Description of the task —
Please retype the records below exactly, from the first line through the line containing "const yScale = d3.scaleLinear().domain([35, 45]).range([height", and leave out any pictures.

Data section —

========

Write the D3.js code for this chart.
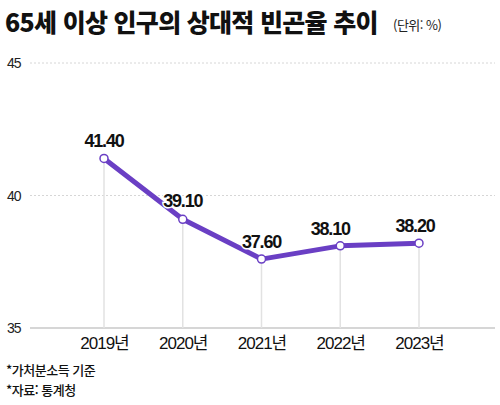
<!DOCTYPE html>
<html lang="ko">
<head>
<meta charset="UTF-8">
<title>65세 이상 인구의 상대적 빈곤율 추이</title>
<script src="https://d3js.org/d3.v7.min.js"></script>
<style>
  body { margin: 0; background: #fff; }
  svg text { font-family: "Liberation Sans", "Noto Sans CJK KR", sans-serif; }
  .ko { font-family: "Noto Sans CJK KR", sans-serif; }
</style>
</head>
<body>
<svg class="chart" width="500" height="405"></svg>
<script>
  const years = ['2019년', '2020년', '2021년', '2022년', '2023년'];
  const rates = [41.40, 39.10, 37.60, 38.10, 38.20];
  const yTicks = [35, 40, 45];

  const svg = d3.select('svg.chart');
  const margins = { left: 30, right: 5, top: 63, bottom: 77 };
  const width = 500, height = 405;

  const xScale = d3.scalePoint().domain(years).range([104, 419]);
  const yScale = d3.scaleLinear().domain([35, 45]).range([height - margins.bottom, margins.top]);

  // title
  svg.append('text').attr('class', 'ko')
    .attr('x', 5).attr('y', 32)
    .attr('font-size', 25).attr('font-weight', 900).attr('letter-spacing', -0.7)
    .attr('fill', '#111')
    .text('65세 이상 인구의 상대적 빈곤율 추이');
  svg.append('text').attr('class', 'ko')
    .attr('x', 393).attr('y', 30)
    .attr('font-size', 13).attr('fill', '#222').attr('letter-spacing', -0.5)
    .text('(단위: %)');

  // horizontal gridlines
  yTicks.forEach(t => {
    svg.append('line')
      .attr('x1', margins.left).attr('x2', width - margins.right)
      .attr('y1', yScale(t)).attr('y2', yScale(t))
      .attr('stroke', t === 35 ? '#c8c8c8' : '#d6d6d6')
      .attr('stroke-width', t === 35 ? 1.5 : 1)
      .attr('stroke-dasharray', t === 35 ? null : '2,2');
    svg.append('text')
      .attr('x', 7).attr('y', yScale(t) + 5)
      .attr('font-size', 14).attr('fill', '#222').attr('letter-spacing', -1)
      .text(t);
  });

  // vertical drop lines
  years.forEach((y, i) => {
    svg.append('line')
      .attr('x1', xScale(y)).attr('x2', xScale(y))
      .attr('y1', yScale(rates[i])).attr('y2', yScale(35))
      .attr('stroke', '#e2e2e2').attr('stroke-width', 1.5);
  });

  // x axis labels
  const bottomAxis = d3.axisBottom(xScale).tickSize(0).tickPadding(9);
  const xg = svg.append('g')
    .attr('transform', `translate(0,${yScale(35)})`)
    .call(bottomAxis);
  xg.select('.domain').remove();
  xg.selectAll('text')
    .attr('font-family', '"Liberation Sans", "Noto Sans CJK KR", sans-serif')
    .attr('font-size', 17).attr('fill', '#111').attr('letter-spacing', -1);

  // line
  const line = d3.line().x((d, i) => xScale(years[i])).y(d => yScale(d));
  svg.append('path')
    .datum(rates)
    .attr('d', line)
    .attr('fill', 'none')
    .attr('stroke', '#6a3fc4')
    .attr('stroke-width', 5)
    .attr('stroke-linejoin', 'round');

  svg.selectAll('circle.pt')
    .data(rates)
    .join('circle')
    .attr('class', 'pt')
    .attr('cx', (d, i) => xScale(years[i]))
    .attr('cy', d => yScale(d))
    .attr('r', 4)
    .attr('fill', '#fff')
    .attr('stroke', '#6a3fc4')
    .attr('stroke-width', 1.5);

  // value labels
  const labelDx = [0, 0, 0, -10, -4];
  svg.selectAll('text.val')
    .data(rates)
    .join('text')
    .attr('class', 'val')
    .attr('x', (d, i) => xScale(years[i]) + labelDx[i])
    .attr('y', (d, i) => yScale(d) - (i === 1 ? 12 : 11))
    .attr('text-anchor', 'middle')
    .attr('font-size', 18).attr('font-weight', 'bold').attr('letter-spacing', -1.2)
    .attr('fill', '#111')
    .attr('stroke', '#fff').attr('stroke-width', 3).attr('paint-order', 'stroke')
    .text(d => d.toFixed(2));

  // footnotes
  ['*가처분소득 기준', '*자료: 통계청'].forEach((t, i) => {
    svg.append('text').attr('class', 'ko')
      .attr('x', 6).attr('y', 375 + i * 20)
      .attr('font-size', 13).attr('font-weight', 500).attr('fill', '#111').attr('letter-spacing', -0.5)
      .text(t);
  });
</script>
</body>
</html>
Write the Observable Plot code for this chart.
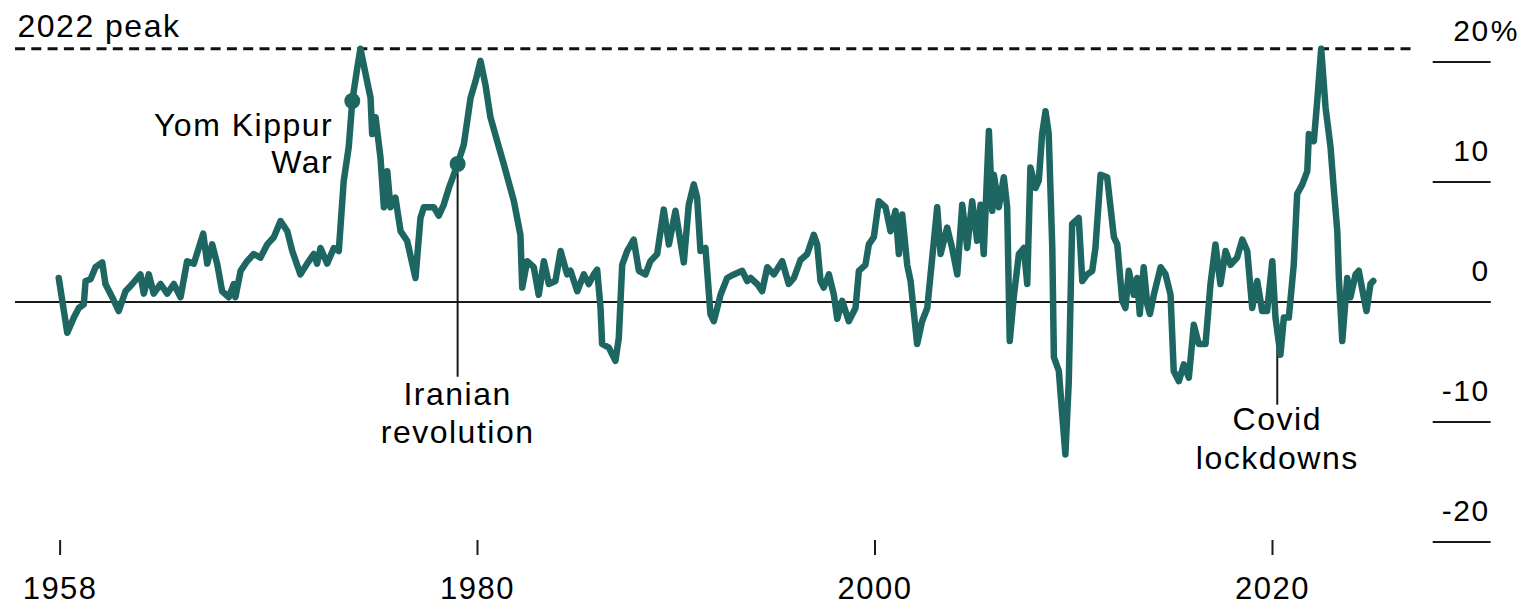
<!DOCTYPE html>
<html><head><meta charset="utf-8">
<script src="https://cdn.jsdelivr.net/npm/d3@7"></script>
<script src="https://cdn.jsdelivr.net/npm/@observablehq/plot@0.6"></script>
<style>
html,body{margin:0;padding:0;background:#fff;overflow:hidden;}
#chart svg{display:block;}
#chart svg text{letter-spacing:1.5px;}
</style>
</head><body><div id="chart"></div>
<script>
// Decimal year of each reading
const years = [
1958.93,1959.36,1959.69,1959.94,1960.19,1960.28,1960.53,1960.78,1961.12,1961.28,1961.62,1961.95,1962.29,1962.63,1963.04,1963.21,1963.46,1963.71,1964.05,1964.39,1964.72,1965.06,1965.39,1965.73,1966.20,1966.40,1966.65,1966.90,1967.15,1967.49,1967.74,1967.82,1968.08,1968.41,1968.74,1969.08,1969.42,1969.75,1970.09,1970.43,1970.68,1971.09,1971.43,
1971.76,1971.93,1972.10,1972.44,1972.77,1973.02,1973.27,1973.52,1973.70,1973.95,1974.11,1974.37,1974.62,1974.70,1974.87,1975.12,1975.29,1975.46,1975.62,1975.87,1976.13,1976.46,1976.88,1977.13,1977.30,1977.80,1978.05,1978.30,1978.56,1979.00,1979.31,1979.65,1979.90,1980.15,1980.40,1980.65,1980.99,1981.32,1981.83,1982.16,1982.25,1982.50,1982.83,1983.08,1983.34,1983.59,1983.92,1984.18,1984.51,
1984.68,1985.02,1985.35,1985.60,1985.85,1986.02,1986.19,1986.27,1986.61,1986.94,1987.11,1987.28,1987.53,1987.86,1988.12,1988.45,1988.70,1989.04,1989.37,1989.63,1989.96,1990.38,1990.63,1990.88,1991.05,1991.22,1991.47,1991.72,1991.89,1992.23,1992.56,1992.90,1993.32,1993.57,1993.74,1994.07,1994.32,1994.58,1994.91,1995.33,1995.66,1995.92,1996.25,1996.59,1996.92,1997.09,1997.26,
1997.42,1997.68,1997.93,1998.10,1998.35,1998.68,1999.02,1999.19,1999.52,1999.69,1999.94,2000.19,2000.53,2000.78,2001.03,2001.20,2001.37,2001.62,2001.79,2002.12,2002.37,2002.63,2002.88,2003.13,2003.30,2003.63,2003.88,2004.14,2004.39,2004.64,2004.89,2005.14,2005.31,2005.47,2005.73,2005.90,2005.98,2006.23,2006.48,2006.65,2006.78,2006.98,2007.24,2007.49,2007.66,2007.82,2008.08,2008.24,2008.41,2008.58,2008.74,2008.92,2009.00,2009.25,2009.42,2009.58,2009.75,2009.92,2010.25,2010.43,
2010.68,2010.93,2011.09,2011.35,2011.68,2012.02,2012.19,2012.44,2012.60,2012.77,2013.02,2013.19,2013.32,2013.52,2013.70,2013.83,2014.03,2014.37,2014.62,2014.87,2015.03,2015.29,2015.54,2015.79,2016.04,2016.29,2016.63,2016.88,2017.13,2017.38,2017.64,2017.89,2018.22,2018.48,2018.73,2018.98,2019.23,2019.48,2019.73,2019.99,2020.15,2020.40,2020.57,2020.82,2021.07,2021.24,2021.50,2021.75,2021.83,2022.08,2022.25,2022.45,2022.67,2022.92,2023.08,2023.26,2023.34,2023.51,2023.76,2023.92,2024.18,2024.34,2024.59,2024.73,2024.93,2025.07
];
// Percent change
const values = [
2.0,-2.56,-1.3,-0.5,-0.2,1.75,1.9,2.9,3.3,1.5,0.4,-0.75,0.9,1.5,2.3,0.7,2.3,0.7,1.5,0.7,1.5,0.4,3.4,3.2,5.7,3.2,4.8,3.2,0.9,0.4,1.5,0.4,2.6,3.4,4.0,3.7,4.8,5.4,6.75,5.9,4.25,2.3,3.2,
4.0,3.2,4.5,3.2,4.5,4.25,10.1,12.9,16.75,19.5,21.1,19.0,17.0,14.0,15.4,12.0,7.9,10.9,7.9,8.7,5.9,5.1,2.0,7.0,7.9,7.9,7.2,8.1,9.5,11.5,13.1,17.0,18.4,20.1,18.1,15.4,13.4,11.5,8.4,5.6,1.2,3.4,2.9,0.6,3.4,1.5,1.75,4.25,2.3,
2.6,0.9,2.3,1.5,2.3,2.7,-0.5,-3.5,-3.8,-4.9,-3.0,3.1,4.25,5.2,2.6,2.3,3.4,4.0,7.7,4.8,7.6,3.3,8.1,9.8,8.7,4.25,4.5,-1.0,-1.6,0.6,2.0,2.3,2.6,1.75,2.0,1.5,0.9,2.9,2.3,3.4,1.5,2.0,3.5,4.0,5.6,4.8,1.75,
1.2,2.3,0.6,-1.4,0.1,-1.6,-0.5,2.6,3.1,4.8,5.4,8.4,7.9,5.9,7.6,4.0,7.3,3.1,1.75,-3.5,-1.6,-0.5,3.7,7.9,4.0,6.2,4.5,2.3,8.1,4.5,8.4,5.1,8.1,4.0,14.25,7.6,10.6,7.9,10.4,7.9,-3.25,0.4,4.0,4.5,1.5,11.2,9.5,10.1,14.0,15.9,14.0,4.5,-4.6,-5.75,-9.4,-12.7,-6.6,6.5,7.0,1.75,
2.3,2.6,4.5,10.6,10.4,5.4,4.8,0.1,-0.5,2.6,0.6,2.0,-1.0,2.9,-0.2,-1.0,0.6,2.9,2.3,0.6,-5.75,-6.6,-5.2,-6.3,-1.9,-3.5,-3.5,1.5,4.8,1.5,4.25,3.1,3.7,5.2,4.25,-0.5,1.75,-0.75,-0.75,3.4,-1.3,-4.4,-1.3,-1.3,3.1,9.0,9.8,10.9,14.0,13.4,16.75,21.1,16.2,12.9,9.5,5.9,2.0,-3.25,2.0,0.4,2.3,2.6,0.4,-0.75,1.5,1.75
];

const yTicks = [20, 10, 0, -10, -20];
const yTickLabels = ["20", "10", "0", "-10", "-20"];
const yUnit = "%";
const xTickYears = [1959, 1980, 2000, 2020];
const xTickLabels = ["1958", "1980", "2000", "2020"];
const peakLabel = "2022 peak";
const peakValue = 21.1;
const eventNames = ["Yom Kippur\nWar", "Iranian\nrevolution", "Covid\nlockdowns"];
const eventYears = [1973.70, 1979.00, 2020.24];

const data = years.map((year, i) => ({year, value: values[i]}));
const dotData = data.filter(d => d.year === eventYears[0] || d.year === eventYears[1]);

const FONT = "'Liberation Sans', Arial, Helvetica, sans-serif";
const INK = "#1a1a1a";
const TEAL = "#1e6661";

const W = 1527, H = 606;
const pxPerYear = 19.875;
const x0 = 1956;
const pxPerUnit = 12;
const zeroPx = 301.5;

const chart = Plot.plot({
  width: W, height: H,
  marginTop: 0, marginBottom: 0, marginLeft: 0, marginRight: 0,
  x: {type: "linear", domain: [x0, x0 + W / pxPerYear], axis: null},
  y: {type: "linear", domain: [(zeroPx - H) / pxPerUnit, zeroPx / pxPerUnit], axis: null},
  style: {fontFamily: FONT, background: "white"},
  marks: [
    Plot.ruleY([0], {x1: 1956.755, x2: 2031.0, stroke: INK, strokeWidth: 2}),
    Plot.ruleY(yTicks, {x1: 2028.085, x2: 2031.0, stroke: INK, strokeWidth: 2}),
    Plot.ruleY([peakValue], {x1: 1956.755, x2: 2027.094, stroke: "#111", strokeWidth: 3, strokeDasharray: "10,6.3"}),
    Plot.ruleX(xTickYears, {y1: -19.875, y2: -21.125, stroke: INK, strokeWidth: 2}),
    Plot.ruleX([eventYears[1]], {y1: 11.5, y2: -6.27, stroke: INK, strokeWidth: 2}),
    Plot.ruleX([eventYears[2]], {y1: -1.3, y2: -8.6, stroke: INK, strokeWidth: 2}),
    Plot.line(data, {x: "year", y: "value", stroke: TEAL, strokeWidth: 6.5, strokeLinejoin: "round", strokeLinecap: "round"}),
    Plot.dot(dotData, {x: "year", y: "value", r: 8, fill: TEAL, stroke: "none"}),
    Plot.text([peakLabel], {x: 1956.855, y: 22.125, text: d => d, textAnchor: "start", lineAnchor: "bottom", fontSize: 32, fill: "#000", fontFamily: FONT}),
    Plot.text([eventNames[0]], {x: 1972.74, y: 10.71, text: d => d, textAnchor: "end", lineAnchor: "bottom", lineHeight: 1.16, fontSize: 32, fill: "#000", fontFamily: FONT}),
    Plot.text([eventNames[1]], {x: eventYears[1], y: -11.79, text: d => d, textAnchor: "middle", lineAnchor: "bottom", lineHeight: 1.19, fontSize: 32, fill: "#000", fontFamily: FONT}),
    Plot.text([eventNames[2]], {x: eventYears[2], y: -13.875, text: d => d, textAnchor: "middle", lineAnchor: "bottom", lineHeight: 1.19, fontSize: 32, fill: "#000", fontFamily: FONT}),
    Plot.text(yTicks, {x: 2030.93, y: d => d, text: (d, i) => yTickLabels[i], textAnchor: "end", lineAnchor: "bottom", dy: -21, fontSize: 30, fill: "#000", fontFamily: FONT}),
    Plot.text([yTicks[0]], {x: 2030.93, y: d => d, text: () => yUnit, textAnchor: "start", lineAnchor: "bottom", dy: -21, dx: 1, fontSize: 30, fill: "#000", fontFamily: FONT}),
    Plot.text(xTickYears, {x: d => d, y: -24.71, text: (d, i) => xTickLabels[i], textAnchor: "middle", lineAnchor: "bottom", fontSize: 31, fill: "#000", fontFamily: FONT})
  ]
});
document.getElementById("chart").appendChild(chart);
</script>
</body></html>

========

Exercise response —
Write the D3.js code for this chart.
<!DOCTYPE html>
<html lang="ko">
<head>
<meta charset="UTF-8">
<title>65세 이상 인구의 상대적 빈곤율 추이</title>
<script src="https://d3js.org/d3.v7.min.js"></script>
<style>
  body { margin: 0; background: #fff; }
  svg text { font-family: "Liberation Sans", "Noto Sans CJK KR", sans-serif; }
  .ko { font-family: "Noto Sans CJK KR", sans-serif; }
</style>
</head>
<body>
<svg class="chart" width="500" height="405"></svg>
<script>
  const years = ['2019년', '2020년', '2021년', '2022년', '2023년'];
  const rates = [41.40, 39.10, 37.60, 38.10, 38.20];
  const yTicks = [35, 40, 45];

  const svg = d3.select('svg.chart');
  const margins = { left: 30, right: 5, top: 63, bottom: 77 };
  const width = 500, height = 405;

  const xScale = d3.scalePoint().domain(years).range([104, 419]);
  const yScale = d3.scaleLinear().domain([35, 45]).range([height - margins.bottom, margins.top]);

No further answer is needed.